Several key factors combine to create intense heat zones in metropolitan areas:
Heat-Absorbing Materials
Concrete, asphalt, and dark roofing materials absorb and retain significantly more heat than natural landscapes. These surfaces can reach temperatures 50-90°F hotter than air temperatures during peak sunlight hours.
Lack of Vegetation
Urban areas often replace cooling green spaces with heat-retaining structures. A single mature tree can provide the cooling equivalent of 10 room-sized air conditioners running 20 hours per day.
Waste Heat Generation
Concentrated human activity from vehicles, industrial equipment, and building systems constantly adds heat to the urban environment.
Reduced Air Flow
Tall buildings create urban canyons that trap heat near street level while blocking cooling breezes that would naturally ventilate the area.
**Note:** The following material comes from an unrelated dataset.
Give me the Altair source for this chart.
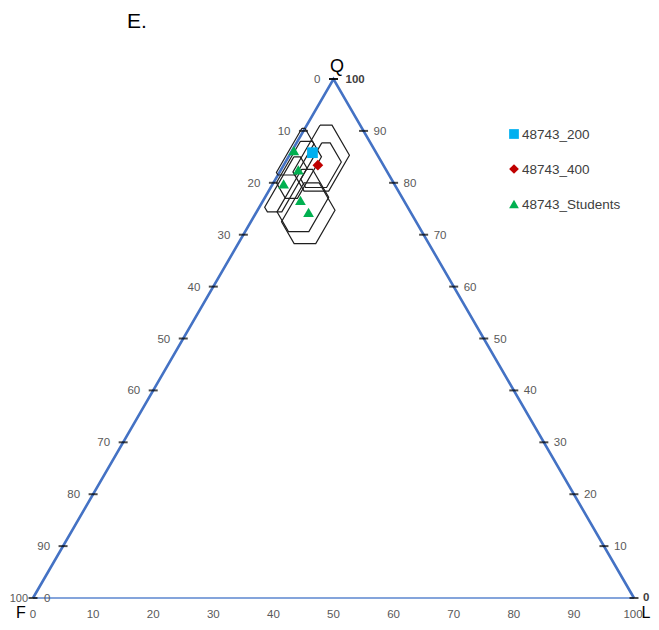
import altair as alt
import pandas as pd

# ---------------- data (ternary percentages) ----------------
series_names = ["48743_200", "48743_400", "48743_Students"]
series_colors = ["#00B0F0", "#C00000", "#00B050"]
series_shapes = ["square", "diamond", "triangle-up"]

pt_series = ["48743_200", "48743_400", "48743_Students", "48743_Students",
             "48743_Students", "48743_Students", "48743_Students"]
pt_Q = [85.8, 83.4, 86.2, 82.5, 79.8, 76.6, 74.3]
pt_L = [3.6, 5.7, 0.3, 2.9, 1.8, 6.2, 8.7]

# confidence hexagons: bounds on Q, L and F
hex_Qmin = [78.4, 79.1, 81.5, 77.0, 74.4, 70.6, 68.3]
hex_Qmax = [91.1, 87.7, 90.5, 88.0, 85.0, 82.6, 80.0]
hex_Lmin = [2.2, 4.2, -0.5, 0.5, 0.9, 3.4, 5.1]
hex_Lmax = [10.0, 9.3, 3.0, 5.5, 4.2, 10.6, 12.9]
hex_Fmin = [4.7, 6.7, 9.5, 9.5, 13.0, 12.2, 12.4]
hex_Fmax = [15.7, 15.1, 18.5, 19.5, 23.8, 22.2, 22.4]

left_labels = [0, 10, 20, 30, 40, 50, 60, 70, 80, 90, 100]     # top -> F corner
right_labels = [100, 90, 80, 70, 60, 50, 40, 30, 20, 10, 0]    # top -> L corner
bottom_labels = [0, 10, 20, 30, 40, 50, 60, 70, 80, 90, 100]   # F corner -> L corner

# ---------------- tables ----------------
pts = pd.DataFrame({"series": pt_series, "Q": pt_Q, "L": pt_L})

hex_rows = []
for i in range(len(hex_Qmin)):
    qn, qx = hex_Qmin[i], hex_Qmax[i]
    ln, lx = hex_Lmin[i], hex_Lmax[i]
    fn, fx = hex_Fmin[i], hex_Fmax[i]
    verts = [
        (qx, ln),
        (qx, 100 - qx - fn),
        (100 - lx - fn, lx),
        (qn, lx),
        (qn, 100 - qn - fx),
        (100 - ln - fx, ln),
    ]
    verts.append(verts[0])
    for k, (q, l) in enumerate(verts):
        hex_rows.append({"hex": i, "ord": k, "Q": q, "L": l})
hexes = pd.DataFrame(hex_rows)

slanted = pd.DataFrame({"ord": [0, 1, 2], "Q": [0, 100, 0], "L": [0, 0, 100]})
base_edge = pd.DataFrame({"ord": [0, 1], "Q": [0, 0], "L": [0, 100]})

left_df = pd.DataFrame({"t": left_labels, "Q": [100 - v for v in left_labels], "L": [0] * len(left_labels)})
right_df = pd.DataFrame({"t": right_labels, "Q": right_labels, "L": [100 - v for v in right_labels]})
bottom_df = pd.DataFrame({"t": bottom_labels, "Q": [0] * len(bottom_labels), "L": bottom_labels})
corner_zero = pd.DataFrame({"t": [0], "Q": [0], "L": [0]})

# ---------------- scales ----------------
W, H = 643, 614
xs = alt.Scale(domain=[-4.16, 102.83], nice=False, zero=False)
ys = alt.Scale(domain=[-4.62, 113.68], nice=False, zero=False)

FONT = "Liberation Sans"
LABEL_GRAY = "#595959"
FS = 11.5


def tern(df):
    return alt.Chart(df).transform_calculate(
        x="datum.L + datum.Q / 2", y="datum.Q"
    )


X = alt.X("x:Q", scale=xs, axis=None)
Y = alt.Y("y:Q", scale=ys, axis=None)

edges_thick = tern(slanted).mark_line(color="#4472C4", strokeWidth=2.6).encode(
    x=X, y=Y, order="ord:Q")
edges_thin = tern(base_edge).mark_line(color="#5B86CF", strokeWidth=1.3).encode(
    x=X, y=Y, order="ord:Q")

ticks_left = tern(left_df).mark_tick(orient="horizontal", size=9, thickness=2, color="black").encode(x=X, y=Y)
ticks_right = tern(right_df).mark_tick(orient="horizontal", size=9, thickness=2, color="black").encode(x=X, y=Y)

lab_left = tern(left_df).transform_filter("datum.t < 100").mark_text(
    align="right", baseline="middle", dx=-13, dy=1,
    font=FONT, fontSize=FS, color=LABEL_GRAY).encode(x=X, y=Y, text="t:N")
lab_left_end = tern(left_df).transform_filter("datum.t == 100").mark_text(
    align="right", baseline="middle", dx=-5, dy=1,
    font=FONT, fontSize=11, color=LABEL_GRAY).encode(x=X, y=Y, text="t:N")
lab_right = tern(right_df).transform_filter("datum.t > 0 && datum.t < 100").mark_text(
    align="left", baseline="middle", dx=10, dy=1, font=FONT, fontSize=FS, color=LABEL_GRAY).encode(
    x=X, y=Y, text="t:N")
lab_right_top = tern(right_df).transform_filter("datum.t == 100").mark_text(
    align="left", baseline="middle", dx=12, dy=1, font=FONT, fontSize=FS, fontWeight="bold",
    color="#404040").encode(x=X, y=Y, text="t:N")
lab_right_bottom = tern(right_df).transform_filter("datum.t == 0").mark_text(
    align="left", baseline="middle", dx=9, dy=0, font=FONT, fontSize=FS, fontWeight="bold",
    color="#404040").encode(x=X, y=Y, text="t:N")
lab_corner0 = tern(corner_zero).mark_text(
    align="left", baseline="middle", dx=11, dy=1, font=FONT, fontSize=FS, color=LABEL_GRAY).encode(
    x=X, y=Y, text="t:N")
lab_bottom = tern(bottom_df).transform_filter("datum.t < 100").mark_text(
    align="center", baseline="middle", dy=17,
    font=FONT, fontSize=FS, color=LABEL_GRAY).encode(x=X, y=Y, text="t:N")
lab_bottom_end = tern(bottom_df).transform_filter("datum.t == 100").mark_text(
    align="center", baseline="middle", dy=17, dx=-1,
    font=FONT, fontSize=FS, color=LABEL_GRAY).encode(x=X, y=Y, text="t:N")

hex_layer = tern(hexes).mark_line(color="#1f1f1f", strokeWidth=1.2).encode(
    x=X, y=Y, detail="hex:N", order="ord:Q")

points = tern(pts).mark_point(filled=True, size=115, opacity=1).encode(
    x=X, y=Y,
    color=alt.Color("series:N", scale=alt.Scale(domain=series_names, range=series_colors), legend=None),
    shape=alt.Shape("series:N", scale=alt.Scale(domain=series_names, range=series_shapes), legend=None),
)

# custom legend
legend_layers = []
leg_y = [126, 161, 196]
for name, col, shp, yy in zip(series_names, series_colors, series_shapes, leg_y):
    d = pd.DataFrame({"label": [name]})
    legend_layers.append(
        alt.Chart(d).mark_point(filled=True, opacity=1, size=95, shape=shp, color=col).encode(
            x=alt.value(506), y=alt.value(yy)))
    legend_layers.append(
        alt.Chart(d).mark_text(align="left", baseline="middle", font=FONT, fontSize=13.5,
                               color="#404040").encode(
            x=alt.value(514), y=alt.value(yy + 1), text="label:N"))


# titles / corner letters
def title_text(s, px, py, size, align="center", baseline="middle"):
    d = pd.DataFrame({"s": [s]})
    return alt.Chart(d).mark_text(align=align, baseline=baseline, font=FONT, fontSize=size,
                                  color="black").encode(x=alt.value(px), y=alt.value(py), text="s:N")


titles = [
    title_text("E.", 119, 14, 21, align="left"),
    title_text("Q", 329, 59, 18),
    title_text("F", 13, 613, 16, baseline="bottom"),
    title_text("L", 638, 613, 16, baseline="bottom"),
]

chart = alt.layer(
    edges_thick, edges_thin, ticks_left, ticks_right,
    lab_left, lab_left_end, lab_right, lab_right_top, lab_right_bottom, lab_corner0,
    lab_bottom, lab_bottom_end,
    hex_layer, points, *legend_layers, *titles
).properties(
    width=W, height=H, padding=0, autosize=alt.AutoSizeParams(type="none"),
    background="white"
).configure_view(stroke=None)

chart.save("out.html", embed_options={"renderer": "svg", "actions": False})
Temperature Differences in Urban Areas
| City Area | Daytime Temp Increase | Nighttime Temp Increase |
|---|---|---|
| Downtown Core | 5-7°F | 9-12°F |
| Residential (Dense) | 3-5°F | 6-8°F |
| Urban Parks | 1-2°F | 2-3°F |
Health and Energy Impacts
UHIs create significant public health risks and energy demands:
- Heat-related deaths increase 5-10% in UHI zones during heat waves
- Peak energy demand grows 1.5-2% for every 1°F temperature rise
- Air conditioning costs increase 15-20% in UHI areas
- Ozone pollution levels rise with higher temperatures
Cooling Strategies That Work
Green Roofs and Walls
Vegetated roofs can reduce roof temperatures by 30-40°F compared to conventional roofs. The EPA estimates widespread green roof adoption could reduce city temperatures by 5°F.
Cool Pavements
Reflective or permeable paving materials stay 10-25°F cooler than traditional asphalt. Some cities are testing photocatalytic pavements that also reduce air pollution.
Urban Forestry
Strategic tree planting provides shade while releasing moisture through transpiration. A well-placed tree canopy can lower street-level temperatures by 10°F.
Smart Building Design
Using reflective materials and proper insulation reduces heat absorption while maintaining energy efficiency. White roofs reflect up to 90% of sunlight compared to 20% for dark roofs.
Future Challenges
Climate change will intensify UHI effects. By 2050, many cities could see:
- 30-50% more extreme heat days
- Peak temperatures 5-10°F higher than current records
- Extended heat seasons lasting 20-30 days longer
According to Resources for the Future, some cities already experience heat island effects greater than projected climate change impacts through 2100.